Instructions for the task:
Please print the lines between the one with "Generate a Python" and the one with "plt.rcParams['font.family'] = ['Liberation", both ends included, exactly as written, with no pictures.

[Rows from a dataset of charts and code]
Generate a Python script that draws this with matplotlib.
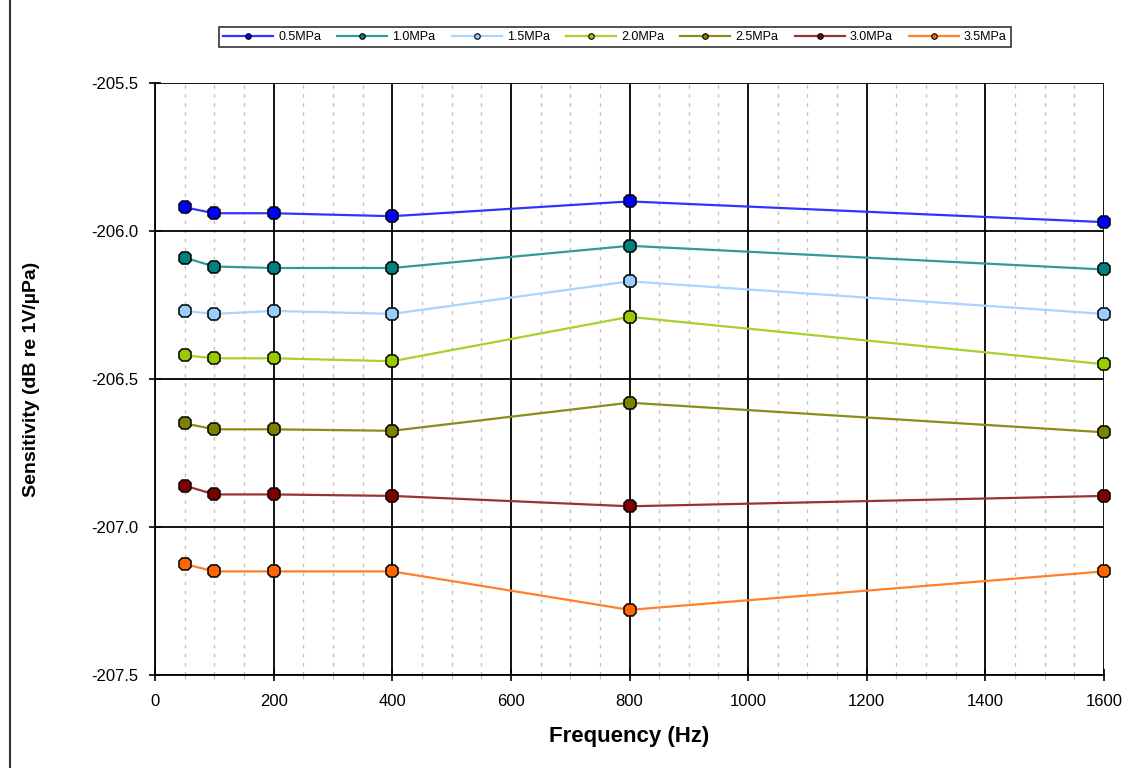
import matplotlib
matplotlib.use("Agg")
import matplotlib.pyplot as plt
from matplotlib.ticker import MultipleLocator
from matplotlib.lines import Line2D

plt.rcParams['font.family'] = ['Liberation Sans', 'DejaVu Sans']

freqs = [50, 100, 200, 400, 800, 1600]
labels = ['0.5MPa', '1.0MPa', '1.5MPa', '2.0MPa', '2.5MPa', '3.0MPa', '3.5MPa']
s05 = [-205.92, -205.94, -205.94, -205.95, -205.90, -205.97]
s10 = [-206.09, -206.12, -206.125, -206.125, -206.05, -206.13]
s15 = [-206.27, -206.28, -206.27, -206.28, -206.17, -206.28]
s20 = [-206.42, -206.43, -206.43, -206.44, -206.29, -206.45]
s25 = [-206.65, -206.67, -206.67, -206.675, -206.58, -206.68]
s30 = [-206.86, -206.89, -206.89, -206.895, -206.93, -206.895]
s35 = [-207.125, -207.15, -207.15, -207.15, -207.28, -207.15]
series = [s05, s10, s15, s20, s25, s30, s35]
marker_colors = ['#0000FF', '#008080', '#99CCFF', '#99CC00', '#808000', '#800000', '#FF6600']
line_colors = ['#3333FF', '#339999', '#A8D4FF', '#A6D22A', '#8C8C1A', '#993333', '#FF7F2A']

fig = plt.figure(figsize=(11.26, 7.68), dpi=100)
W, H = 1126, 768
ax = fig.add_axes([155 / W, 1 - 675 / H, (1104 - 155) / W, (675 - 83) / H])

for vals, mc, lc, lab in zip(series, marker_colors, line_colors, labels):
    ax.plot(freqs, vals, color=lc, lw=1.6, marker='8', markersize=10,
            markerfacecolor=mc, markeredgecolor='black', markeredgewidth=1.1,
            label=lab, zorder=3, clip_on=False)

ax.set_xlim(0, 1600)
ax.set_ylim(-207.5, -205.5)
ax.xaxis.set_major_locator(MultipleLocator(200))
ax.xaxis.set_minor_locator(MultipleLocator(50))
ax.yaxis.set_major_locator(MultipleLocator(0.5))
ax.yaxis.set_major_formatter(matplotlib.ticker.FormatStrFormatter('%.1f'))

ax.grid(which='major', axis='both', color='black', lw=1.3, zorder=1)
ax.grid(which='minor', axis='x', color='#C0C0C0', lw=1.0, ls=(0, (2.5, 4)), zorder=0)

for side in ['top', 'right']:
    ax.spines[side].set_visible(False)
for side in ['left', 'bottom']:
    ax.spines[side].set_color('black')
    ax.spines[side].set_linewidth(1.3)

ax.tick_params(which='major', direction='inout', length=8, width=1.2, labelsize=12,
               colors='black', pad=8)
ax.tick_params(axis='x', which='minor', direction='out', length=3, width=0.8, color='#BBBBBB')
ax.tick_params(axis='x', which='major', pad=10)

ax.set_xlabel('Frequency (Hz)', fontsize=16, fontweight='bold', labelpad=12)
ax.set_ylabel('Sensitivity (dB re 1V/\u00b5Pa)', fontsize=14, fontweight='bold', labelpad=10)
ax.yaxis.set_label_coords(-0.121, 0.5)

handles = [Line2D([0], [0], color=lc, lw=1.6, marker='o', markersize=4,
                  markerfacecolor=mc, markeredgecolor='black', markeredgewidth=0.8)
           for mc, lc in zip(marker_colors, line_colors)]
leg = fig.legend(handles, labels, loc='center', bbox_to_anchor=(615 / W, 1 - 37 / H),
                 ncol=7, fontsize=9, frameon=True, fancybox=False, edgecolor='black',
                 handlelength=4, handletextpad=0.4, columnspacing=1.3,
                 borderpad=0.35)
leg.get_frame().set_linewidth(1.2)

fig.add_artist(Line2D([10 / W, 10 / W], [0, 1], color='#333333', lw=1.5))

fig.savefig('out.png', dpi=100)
...
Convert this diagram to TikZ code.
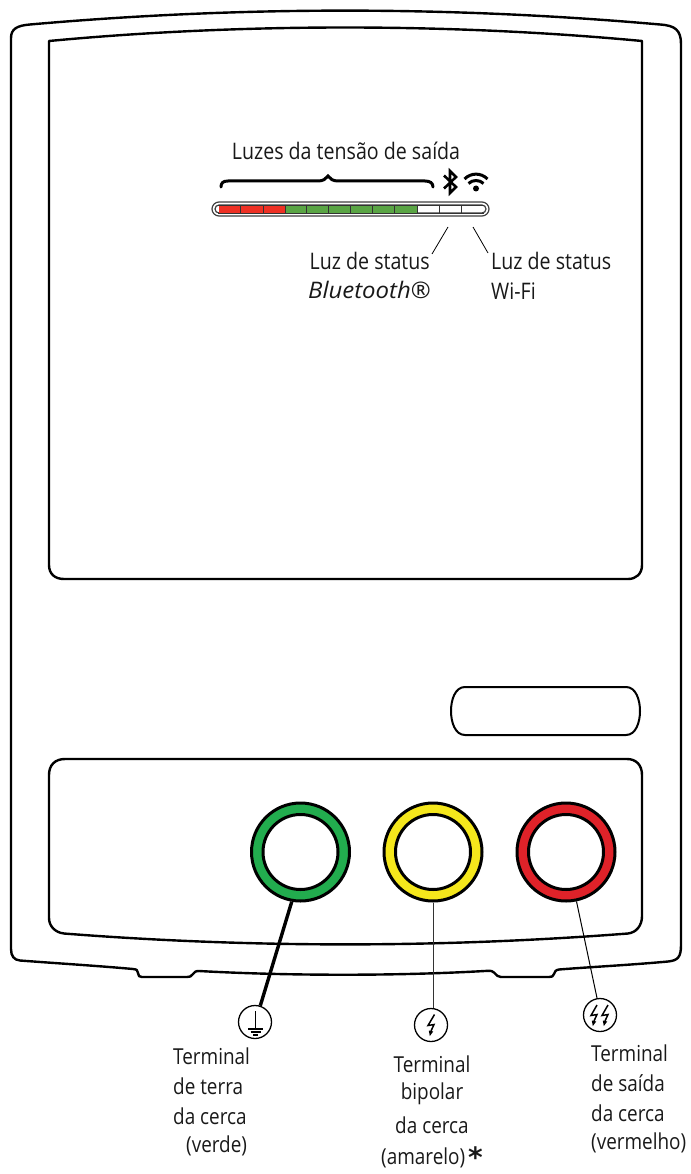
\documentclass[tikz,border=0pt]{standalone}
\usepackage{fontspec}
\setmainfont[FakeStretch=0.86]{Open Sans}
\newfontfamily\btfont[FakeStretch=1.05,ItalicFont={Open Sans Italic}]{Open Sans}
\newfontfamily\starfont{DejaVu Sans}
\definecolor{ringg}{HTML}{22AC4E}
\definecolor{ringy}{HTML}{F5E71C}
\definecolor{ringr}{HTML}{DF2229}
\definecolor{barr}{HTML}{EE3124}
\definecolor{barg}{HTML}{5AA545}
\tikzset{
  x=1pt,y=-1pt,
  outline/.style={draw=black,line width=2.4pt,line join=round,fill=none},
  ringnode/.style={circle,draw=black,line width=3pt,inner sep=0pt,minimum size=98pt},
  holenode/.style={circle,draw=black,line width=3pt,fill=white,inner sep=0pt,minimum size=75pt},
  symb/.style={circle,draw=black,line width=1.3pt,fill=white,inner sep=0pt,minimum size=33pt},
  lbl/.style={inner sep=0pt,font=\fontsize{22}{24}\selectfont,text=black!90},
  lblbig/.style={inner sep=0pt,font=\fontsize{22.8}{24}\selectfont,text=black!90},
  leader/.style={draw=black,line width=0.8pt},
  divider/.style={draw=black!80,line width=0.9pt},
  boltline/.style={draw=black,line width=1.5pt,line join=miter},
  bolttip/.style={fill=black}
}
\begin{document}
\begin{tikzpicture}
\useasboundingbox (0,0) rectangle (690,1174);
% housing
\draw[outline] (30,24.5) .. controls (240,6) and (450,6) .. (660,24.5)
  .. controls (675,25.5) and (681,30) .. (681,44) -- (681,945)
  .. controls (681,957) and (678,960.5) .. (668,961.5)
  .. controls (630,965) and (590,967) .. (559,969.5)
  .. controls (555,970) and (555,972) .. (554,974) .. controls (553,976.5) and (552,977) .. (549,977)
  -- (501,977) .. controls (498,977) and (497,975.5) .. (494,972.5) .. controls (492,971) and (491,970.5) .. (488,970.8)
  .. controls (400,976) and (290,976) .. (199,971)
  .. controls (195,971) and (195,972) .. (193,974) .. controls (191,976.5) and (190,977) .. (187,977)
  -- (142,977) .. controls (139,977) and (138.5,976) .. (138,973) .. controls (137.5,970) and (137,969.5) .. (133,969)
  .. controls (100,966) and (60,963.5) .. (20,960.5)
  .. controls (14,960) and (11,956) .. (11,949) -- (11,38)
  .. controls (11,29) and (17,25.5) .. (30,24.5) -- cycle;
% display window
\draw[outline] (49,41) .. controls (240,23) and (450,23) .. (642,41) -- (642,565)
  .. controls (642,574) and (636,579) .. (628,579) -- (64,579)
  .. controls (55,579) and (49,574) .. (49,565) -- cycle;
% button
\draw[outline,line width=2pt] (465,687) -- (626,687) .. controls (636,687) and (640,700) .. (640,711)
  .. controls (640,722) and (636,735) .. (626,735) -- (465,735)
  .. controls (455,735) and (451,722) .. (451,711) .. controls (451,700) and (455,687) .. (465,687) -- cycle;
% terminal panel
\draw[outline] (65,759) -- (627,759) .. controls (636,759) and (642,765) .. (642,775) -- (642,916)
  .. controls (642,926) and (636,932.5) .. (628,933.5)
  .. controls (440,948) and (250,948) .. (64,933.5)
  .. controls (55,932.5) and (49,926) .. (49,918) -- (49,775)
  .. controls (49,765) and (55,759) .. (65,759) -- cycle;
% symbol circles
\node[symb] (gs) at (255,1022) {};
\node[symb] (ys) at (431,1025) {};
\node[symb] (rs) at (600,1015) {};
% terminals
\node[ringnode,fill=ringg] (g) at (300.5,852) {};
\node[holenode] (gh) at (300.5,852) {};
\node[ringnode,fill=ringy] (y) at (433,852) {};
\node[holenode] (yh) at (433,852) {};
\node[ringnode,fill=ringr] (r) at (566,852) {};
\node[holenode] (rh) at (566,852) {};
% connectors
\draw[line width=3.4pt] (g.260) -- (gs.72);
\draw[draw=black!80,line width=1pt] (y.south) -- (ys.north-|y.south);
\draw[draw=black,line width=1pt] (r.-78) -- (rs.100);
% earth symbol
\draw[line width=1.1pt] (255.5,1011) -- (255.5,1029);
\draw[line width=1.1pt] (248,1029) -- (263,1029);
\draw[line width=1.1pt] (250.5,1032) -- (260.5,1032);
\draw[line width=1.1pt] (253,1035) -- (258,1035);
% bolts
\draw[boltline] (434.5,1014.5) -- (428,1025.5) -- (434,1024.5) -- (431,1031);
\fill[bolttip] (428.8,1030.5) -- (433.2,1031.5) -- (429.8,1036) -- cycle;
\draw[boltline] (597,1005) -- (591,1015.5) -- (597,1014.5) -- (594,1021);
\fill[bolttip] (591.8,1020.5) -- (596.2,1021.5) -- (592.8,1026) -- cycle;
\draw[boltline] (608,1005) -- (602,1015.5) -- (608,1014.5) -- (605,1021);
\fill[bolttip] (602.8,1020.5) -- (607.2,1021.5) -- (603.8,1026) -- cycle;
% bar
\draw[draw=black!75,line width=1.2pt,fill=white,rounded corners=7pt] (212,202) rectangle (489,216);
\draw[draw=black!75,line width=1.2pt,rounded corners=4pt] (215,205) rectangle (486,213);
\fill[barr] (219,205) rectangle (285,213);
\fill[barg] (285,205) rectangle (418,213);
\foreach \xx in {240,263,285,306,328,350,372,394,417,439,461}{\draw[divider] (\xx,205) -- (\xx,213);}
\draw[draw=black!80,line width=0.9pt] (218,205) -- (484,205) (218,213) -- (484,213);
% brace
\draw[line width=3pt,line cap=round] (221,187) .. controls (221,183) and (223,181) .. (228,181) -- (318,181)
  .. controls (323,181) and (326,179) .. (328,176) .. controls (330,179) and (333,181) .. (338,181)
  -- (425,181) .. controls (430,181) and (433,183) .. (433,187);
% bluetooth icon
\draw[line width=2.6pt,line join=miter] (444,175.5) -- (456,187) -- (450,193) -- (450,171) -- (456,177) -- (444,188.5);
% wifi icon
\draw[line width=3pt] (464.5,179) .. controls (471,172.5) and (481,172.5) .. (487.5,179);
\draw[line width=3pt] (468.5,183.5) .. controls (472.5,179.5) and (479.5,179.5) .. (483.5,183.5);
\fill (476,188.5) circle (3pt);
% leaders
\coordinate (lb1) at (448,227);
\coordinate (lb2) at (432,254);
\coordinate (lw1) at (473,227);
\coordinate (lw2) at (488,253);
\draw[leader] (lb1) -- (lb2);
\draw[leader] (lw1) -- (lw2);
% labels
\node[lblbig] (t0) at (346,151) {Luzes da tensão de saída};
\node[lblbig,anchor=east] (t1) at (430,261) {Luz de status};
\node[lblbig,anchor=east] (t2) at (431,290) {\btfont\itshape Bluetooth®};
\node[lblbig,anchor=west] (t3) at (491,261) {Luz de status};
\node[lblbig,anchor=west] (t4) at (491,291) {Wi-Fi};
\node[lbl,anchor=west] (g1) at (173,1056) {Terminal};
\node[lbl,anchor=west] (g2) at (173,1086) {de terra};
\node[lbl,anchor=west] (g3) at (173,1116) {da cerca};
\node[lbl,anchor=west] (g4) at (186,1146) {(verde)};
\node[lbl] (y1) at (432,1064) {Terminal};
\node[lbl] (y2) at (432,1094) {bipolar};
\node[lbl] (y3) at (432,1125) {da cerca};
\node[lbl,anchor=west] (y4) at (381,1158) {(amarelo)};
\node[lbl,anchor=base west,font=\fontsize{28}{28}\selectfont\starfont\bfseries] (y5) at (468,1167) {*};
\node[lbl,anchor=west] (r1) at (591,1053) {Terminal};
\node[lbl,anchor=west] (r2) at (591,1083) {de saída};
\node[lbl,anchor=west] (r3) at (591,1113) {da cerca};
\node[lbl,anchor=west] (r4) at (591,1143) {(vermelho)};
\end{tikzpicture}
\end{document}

Task response:
Generate a Python script that draws this with matplotlib.
import matplotlib
matplotlib.use("Agg")
import matplotlib.pyplot as plt
from matplotlib.ticker import MultipleLocator
from matplotlib.lines import Line2D

plt.rcParams['font.family'] = ['Liberation Sans', 'DejaVu Sans']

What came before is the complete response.